Of all the lines in the material below, how many include the string "that"? Give the number only.

• _A block of data_
-=-=-

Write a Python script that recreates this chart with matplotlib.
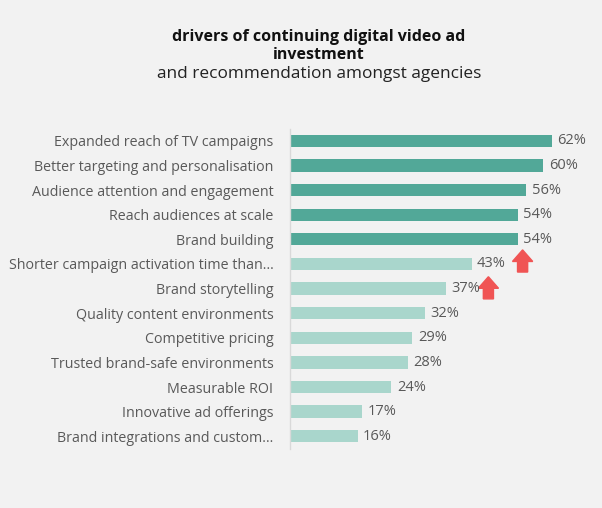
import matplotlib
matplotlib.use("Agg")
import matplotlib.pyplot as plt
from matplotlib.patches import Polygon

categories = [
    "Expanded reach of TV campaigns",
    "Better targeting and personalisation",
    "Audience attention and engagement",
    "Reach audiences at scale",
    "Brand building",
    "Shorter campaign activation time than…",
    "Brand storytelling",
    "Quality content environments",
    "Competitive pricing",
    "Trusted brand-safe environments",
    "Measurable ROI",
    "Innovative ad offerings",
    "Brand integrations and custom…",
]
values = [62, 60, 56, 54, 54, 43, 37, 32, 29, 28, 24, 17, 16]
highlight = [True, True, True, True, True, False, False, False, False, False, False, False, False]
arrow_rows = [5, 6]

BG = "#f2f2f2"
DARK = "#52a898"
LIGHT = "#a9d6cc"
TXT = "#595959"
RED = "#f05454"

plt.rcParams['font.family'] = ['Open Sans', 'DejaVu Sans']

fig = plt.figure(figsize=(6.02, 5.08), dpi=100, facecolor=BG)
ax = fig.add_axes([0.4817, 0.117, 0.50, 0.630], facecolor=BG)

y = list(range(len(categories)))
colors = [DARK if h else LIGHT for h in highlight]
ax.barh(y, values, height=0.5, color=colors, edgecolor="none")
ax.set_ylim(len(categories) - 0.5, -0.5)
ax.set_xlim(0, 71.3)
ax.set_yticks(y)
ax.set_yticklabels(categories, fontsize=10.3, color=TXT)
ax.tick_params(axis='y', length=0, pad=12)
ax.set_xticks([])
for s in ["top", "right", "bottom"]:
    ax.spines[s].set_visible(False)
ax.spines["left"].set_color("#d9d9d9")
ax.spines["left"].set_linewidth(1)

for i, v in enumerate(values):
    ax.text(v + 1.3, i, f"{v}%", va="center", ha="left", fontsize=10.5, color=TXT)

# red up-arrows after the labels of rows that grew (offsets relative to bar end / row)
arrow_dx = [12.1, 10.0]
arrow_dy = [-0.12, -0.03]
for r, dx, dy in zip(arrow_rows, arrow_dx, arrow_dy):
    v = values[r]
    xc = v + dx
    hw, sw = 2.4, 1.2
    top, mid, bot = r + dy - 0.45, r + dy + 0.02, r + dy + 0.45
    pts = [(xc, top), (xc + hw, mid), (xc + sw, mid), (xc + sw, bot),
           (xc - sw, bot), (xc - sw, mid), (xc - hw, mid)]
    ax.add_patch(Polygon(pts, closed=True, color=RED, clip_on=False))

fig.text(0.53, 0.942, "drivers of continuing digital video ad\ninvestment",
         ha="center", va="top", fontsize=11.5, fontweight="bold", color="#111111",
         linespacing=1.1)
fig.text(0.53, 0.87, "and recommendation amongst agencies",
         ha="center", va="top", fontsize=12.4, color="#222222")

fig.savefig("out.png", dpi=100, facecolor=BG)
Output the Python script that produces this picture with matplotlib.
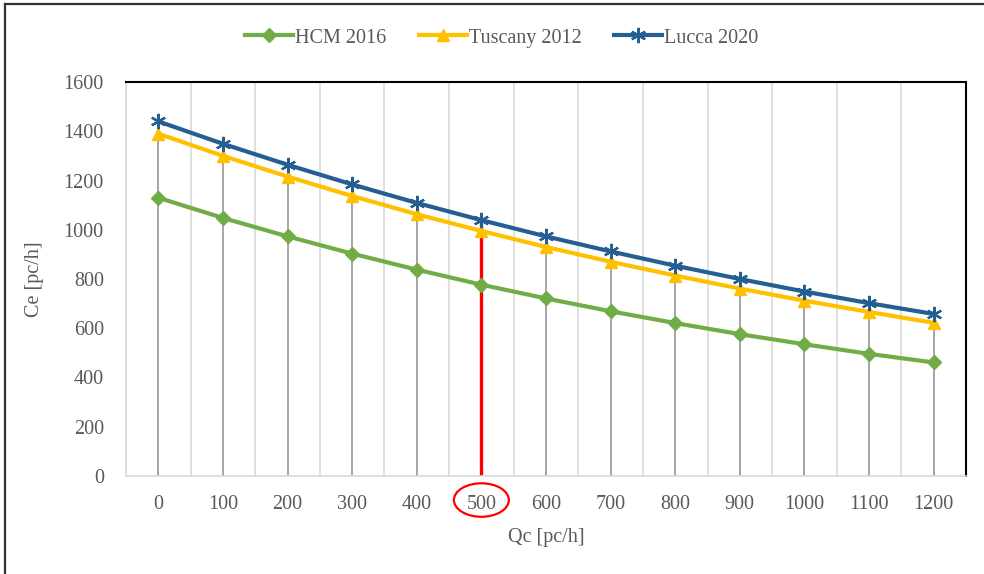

-=-=-

• _Solution to the problem_
3